Will America’s costly health care system let you live a longer life? Sorry, wrong again. There are 44 countries with longer life expectancies than the USA. Even Canada, which critics of health care reform like to demonize, get a couple more years on Earth than us.
Speaking of Canada, back in 1970, before it created national health insurance, it spent about the same 7+ percent of national GNP on health care that the U.S. did. Since that time, that percentage has crept to just over nine-and-a-half while the U.S. percentage has leapt to nearly 15 percent. And remember that Canada covers every single citizen while 45 million Americans have no health insurance.
People are scared of change, because they are scared of the unknown, whether it’s something as inconsequential as the reboot of a 40-year-old beloved television franchise or important like reform of our health care system. Paramount Studios, the corporate owners of Star Trek, hired a visionary director and gave him the space he needed to work in (no pun intended), and despite the nattering anxieties of fanboys, Abrams did boldly go further than others had gone before, keeping what worked but infusing new energy and ideas to catapult the series into the future.
We citizens also hired a visionary director when we elected Barack Obama last fall – and now, we need to give him the space to operate within. As the president said yesterday, health care “is not a luxury that can be postponed, but a necessity that cannot wait.” It’s far more important to meets people’s needs rather than to protect the interests of health care and health insurance industries as our e-mail writer above cries.

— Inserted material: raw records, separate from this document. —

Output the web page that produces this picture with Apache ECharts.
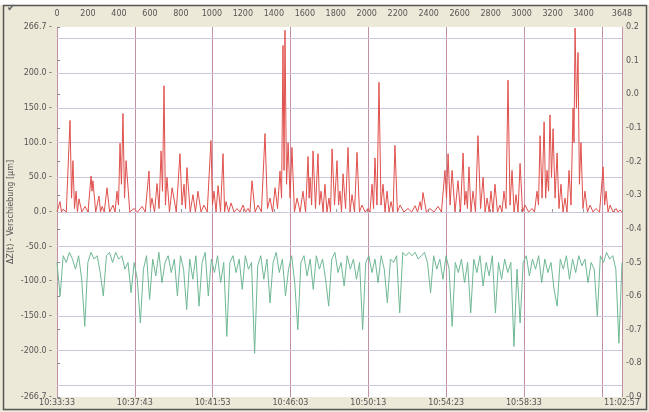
<!DOCTYPE html>
<html>
<head>
<meta charset="utf-8">
<script src="https://cdn.jsdelivr.net/npm/echarts@6/dist/echarts.min.js"></script>
<style>
  html, body { margin: 0; padding: 0; background: #fff; }
  #chart { width: 649px; height: 412px; }
</style>
</head>
<body>
<div id="chart"></div>
<script>
// red trace: sample index (top axis) and value (left axis)
const redSample = [
  0, 19, 29, 39, 60, 84, 94, 103, 113, 123, 132, 142,
  160, 181, 200, 220, 226, 232, 250, 271, 281, 291, 305, 323,
  340, 362, 375, 387, 397, 407, 416, 426, 436, 446, 470, 497,
  520, 549, 570, 594, 603, 613, 630, 646, 659, 672, 681, 691,
  700, 710, 726, 743, 770, 794, 807, 820, 830, 839, 860, 878,
  894, 910, 930, 949, 970, 994, 1004, 1014, 1027, 1040, 1056, 1072,
  1082, 1091, 1108, 1124, 1143, 1162, 1182, 1201, 1217, 1233, 1246, 1259,
  1279, 1298, 1320, 1343, 1359, 1375, 1392, 1408, 1424, 1440, 1450, 1459,
  1466, 1472, 1482, 1492, 1505, 1517, 1533, 1550, 1570, 1588, 1605, 1621,
  1628, 1634, 1644, 1653, 1669, 1685, 1695, 1705, 1718, 1730, 1743, 1756,
  1766, 1776, 1792, 1808, 1818, 1827, 1837, 1847, 1863, 1879, 1892, 1905,
  1921, 1937, 1953, 1969, 1990, 2008, 2021, 2034, 2044, 2053, 2066, 2079,
  2092, 2105, 2118, 2131, 2144, 2157, 2170, 2182, 2198, 2215, 2240, 2266,
  2290, 2312, 2328, 2344, 2353, 2363, 2385, 2408, 2434, 2460, 2482, 2505,
  2515, 2525, 2538, 2551, 2570, 2589, 2605, 2622, 2632, 2641, 2650, 2660,
  2673, 2686, 2702, 2718, 2735, 2751, 2764, 2777, 2790, 2802, 2815, 2828,
  2844, 2860, 2873, 2886, 2899, 2912, 2925, 2938, 2951, 2964, 2977, 2990,
  3006, 3022, 3045, 3067, 3083, 3099, 3109, 3119, 3132, 3145, 3155, 3164,
  3174, 3183, 3193, 3203, 3216, 3229, 3241, 3254, 3267, 3280, 3293, 3306,
  3319, 3332, 3338, 3345, 3354, 3364, 3373, 3383, 3396, 3409, 3425, 3442,
  3461, 3480, 3503, 3526, 3536, 3545, 3558, 3571, 3590, 3610, 3622, 3635,
  3648
];
const redValue = [
  0, 15, 0, 4, 0, 132, 20, 74, 5, 30, 0, 19,
  0, 8, 0, 52, 30, 45, 0, 23, 0, 8, 0, 35,
  0, 10, 0, 30, 10, 99, 40, 142, 20, 74, 0, 5,
  0, 8, 0, 59, 5, 20, 0, 41, 5, 88, 30, 182,
  10, 50, 0, 35, 0, 84, 10, 40, 5, 64, 0, 25,
  0, 30, 0, 10, 0, 103, 10, 30, 0, 38, 0, 84,
  0, 15, 0, 13, 0, 5, 0, 10, 0, 5, 0, 45,
  0, 10, 0, 113, 5, 20, 0, 35, 5, 59, 20, 240,
  60, 262, 40, 100, 20, 93, 0, 20, 0, 30, 0, 80,
  20, 50, 10, 88, 5, 84, 10, 30, 0, 40, 0, 20,
  0, 91, 10, 74, 10, 30, 0, 55, 5, 93, 0, 25,
  0, 86, 0, 10, 0, 5, 0, 40, 5, 78, 10, 187,
  10, 40, 0, 30, 0, 15, 0, 96, 0, 10, 0, 5,
  0, 9, 0, 15, 3, 28, 0, 5, 0, 8, 0, 60,
  20, 84, 10, 60, 0, 45, 0, 85, 10, 30, 5, 65,
  0, 30, 0, 110, 5, 50, 0, 20, 0, 30, 0, 40,
  0, 10, 0, 30, 5, 190, 10, 60, 0, 25, 0, 70,
  0, 10, 0, 5, 0, 30, 10, 110, 20, 130, 20, 60,
  30, 140, 50, 120, 20, 85, 5, 40, 0, 20, 0, 60,
  10, 150, 100, 265, 150, 230, 40, 100, 5, 30, 0, 10,
  0, 5, 0, 65, 10, 30, 0, 10, 0, 5, 0, 3,
  0
];

// green trace (right axis), evenly spread over the samples
const greenValue = [
  -0.50, -0.60, -0.48, -0.50, -0.47, -0.49, -0.52, -0.48, -0.55, -0.69,
  -0.50, -0.47, -0.49, -0.48, -0.53, -0.60, -0.48, -0.47, -0.50, -0.47,
  -0.49, -0.48, -0.52, -0.50, -0.59, -0.50, -0.55, -0.68, -0.52, -0.48,
  -0.61, -0.49, -0.54, -0.47, -0.56, -0.50, -0.48, -0.53, -0.49, -0.60,
  -0.48, -0.52, -0.64, -0.49, -0.55, -0.48, -0.63, -0.50, -0.47, -0.60,
  -0.49, -0.53, -0.48, -0.56, -0.50, -0.72, -0.50, -0.48, -0.53, -0.49,
  -0.58, -0.48, -0.52, -0.50, -0.77, -0.51, -0.48, -0.55, -0.49, -0.62,
  -0.50, -0.47, -0.53, -0.49, -0.60, -0.52, -0.48, -0.56, -0.70, -0.50,
  -0.48, -0.54, -0.49, -0.58, -0.48, -0.52, -0.49, -0.55, -0.63, -0.49,
  -0.47, -0.53, -0.50, -0.57, -0.48, -0.52, -0.49, -0.55, -0.50, -0.70,
  -0.50, -0.48, -0.53, -0.49, -0.56, -0.48, -0.52, -0.62, -0.49, -0.50,
  -0.48, -0.65, -0.47, -0.48, -0.47, -0.48, -0.47, -0.49, -0.48, -0.47,
  -0.50, -0.59, -0.48, -0.52, -0.49, -0.55, -0.48, -0.52, -0.69, -0.50,
  -0.53, -0.49, -0.56, -0.50, -0.65, -0.49, -0.53, -0.48, -0.57, -0.50,
  -0.54, -0.48, -0.65, -0.50, -0.55, -0.49, -0.53, -0.50, -0.75, -0.52,
  -0.68, -0.50, -0.48, -0.54, -0.49, -0.52, -0.48, -0.56, -0.49, -0.53,
  -0.50, -0.58, -0.63, -0.49, -0.52, -0.48, -0.55, -0.49, -0.53, -0.48,
  -0.51, -0.49, -0.56, -0.50, -0.52, -0.66, -0.48, -0.50, -0.47, -0.49,
  -0.48, -0.52, -0.74, -0.50
];

const sampleMax = 3648;
// left axis: end values plus the labelled steps, grid lines every 50
const leftMin = -266.7;
const leftMax = 266.7;
const leftLabels = [-266.7, -200, -150, -100, -50, 0, 50, 100, 150, 200, 266.7];
const leftGrid = [-250, -200, -150, -100, -50, 0, 50, 100, 150, 200, 250];
// bottom axis in seconds from 10:33:33, one label per 250 s grid line
const timeMax = 1815;
const timeLabels = ['10:33:33', '10:37:43', '10:41:53', '10:46:03', '10:50:13',
  '10:54:23', '10:58:33', '', '11:02:57'];

const chart = echarts.init(document.getElementById('chart'));

const redData = redSample.map((s, i) => [s, redValue[i]]);
const greenData = greenValue.map((v, i) => [i * sampleMax / (greenValue.length - 1), v]);

const labelStyle = { color: '#555', fontSize: 8, fontFamily: 'DejaVu Sans' };

chart.setOption({
  backgroundColor: '#ece9d8',
  animation: false,
  graphic: [
    { type: 'rect', shape: { x: 0, y: 0, width: 649, height: 5 }, style: { fill: '#fff' } },
    { type: 'rect', shape: { x: 3.5, y: 5.5, width: 643, height: 404 },
      style: { fill: 'none', stroke: '#555', lineWidth: 1.5 } },
    { type: 'text', left: 7, top: 3, style: { text: '\u2714', fill: '#666', fontSize: 10 } }
  ],
  grid: {
    left: 57, right: 27, top: 27, bottom: 15,
    containLabel: false, outerBoundsMode: 'none',
    show: true, backgroundColor: '#fff', borderWidth: 0
  },
  xAxis: [
    {
      type: 'value', position: 'top', min: 0, max: sampleMax, interval: 200,
      axisLine: { show: false },
      axisTick: { show: true, length: 3, lineStyle: { color: '#999' } },
      splitLine: { show: false },
      axisLabel: Object.assign({}, labelStyle, {
        margin: 9, showMaxLabel: true,
        formatter: v => (v === 3600 ? '' : String(v))
      })
    },
    {
      type: 'value', position: 'bottom', min: 0, max: timeMax, interval: 250,
      axisLine: { show: false },
      axisTick: { show: false },
      splitLine: { show: true, lineStyle: { color: '#c58fa5', width: 1 } },
      axisLabel: Object.assign({}, labelStyle, {
        margin: 2, showMinLabel: true, showMaxLabel: true,
        formatter: (v, i) => timeLabels[i] || ''
      })
    }
  ],
  yAxis: [
    {
      type: 'value', min: leftMin, max: leftMax,
      axisLine: { show: false },
      axisTick: { show: false },
      splitLine: { show: false },
      axisLabel: Object.assign({}, labelStyle, {
        margin: 5, customValues: leftLabels,
        formatter: v => Number(v).toFixed(1) + ' -'
      }),
      name: '\u0394Z(t) - Verschiebung [\u00b5m]',
      nameLocation: 'middle', nameGap: 42, nameRotate: 90, nameMoveOverlap: false,
      nameTextStyle: { color: '#555', fontSize: 8, fontFamily: 'DejaVu Sans' }
    },
    {
      type: 'value', min: -0.9, max: 0.2, interval: 0.1,
      axisLine: { show: false },
      axisTick: { show: true, length: 3, lineStyle: { color: '#888' } },
      splitLine: { show: false },
      axisLabel: Object.assign({}, labelStyle, {
        margin: 4, showMinLabel: true, showMaxLabel: true,
        formatter: v => v.toFixed(1)
      }),
      name: 'Neigung [mrad]',
      nameLocation: 'middle', nameGap: 20, nameRotate: 90,
      nameTextStyle: { color: '#777', fontSize: 7, fontFamily: 'DejaVu Sans' }
    }
  ],
  series: [
    {
      name: 'green', type: 'line', xAxisIndex: 0, yAxisIndex: 1,
      data: greenData, symbol: 'none',
      lineStyle: { color: '#6fb894', width: 1 },
      z: 3
    },
    {
      name: 'red', type: 'line', xAxisIndex: 0, yAxisIndex: 0,
      data: redData, symbol: 'none',
      lineStyle: { color: '#e0504c', width: 1 },
      z: 3,
      markLine: {
        silent: true, symbol: 'none', label: { show: false },
        lineStyle: { color: '#cdc6d8', width: 1, type: 'solid' },
        z: 1,
        data: leftGrid.map(v => ({ yAxis: v }))
      }
    }
  ]
});
</script>
</body>
</html>
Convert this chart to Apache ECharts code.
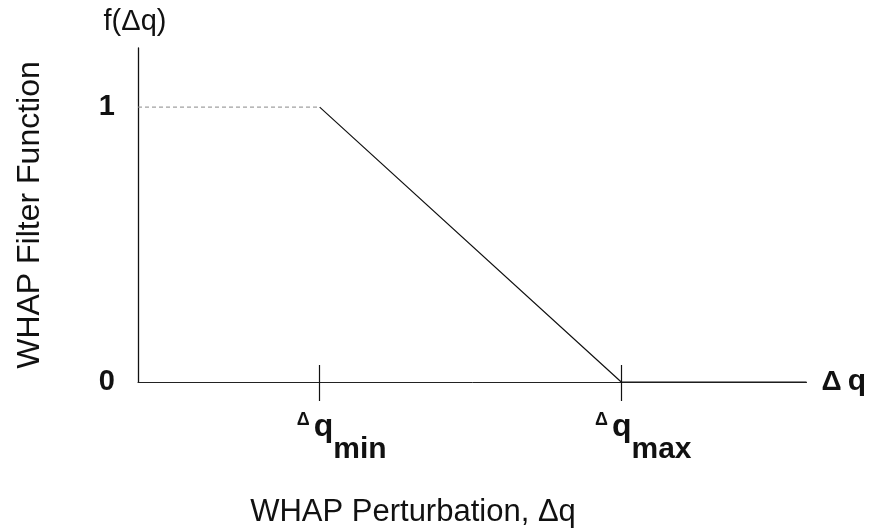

Health care is a massive problem, and it will take massive changes to make it work for all. The less bold the action, the less chance for meaningful change. Mammals replaced dinosaurs. Democracy replaced monarchies. Hybrids are replacing gas cars, which will in turn be replaced by electric. Change is natural, and it’s time for our system of delivering health care to evolve.
Let’s make the changes we need, so we can all live long and prosper.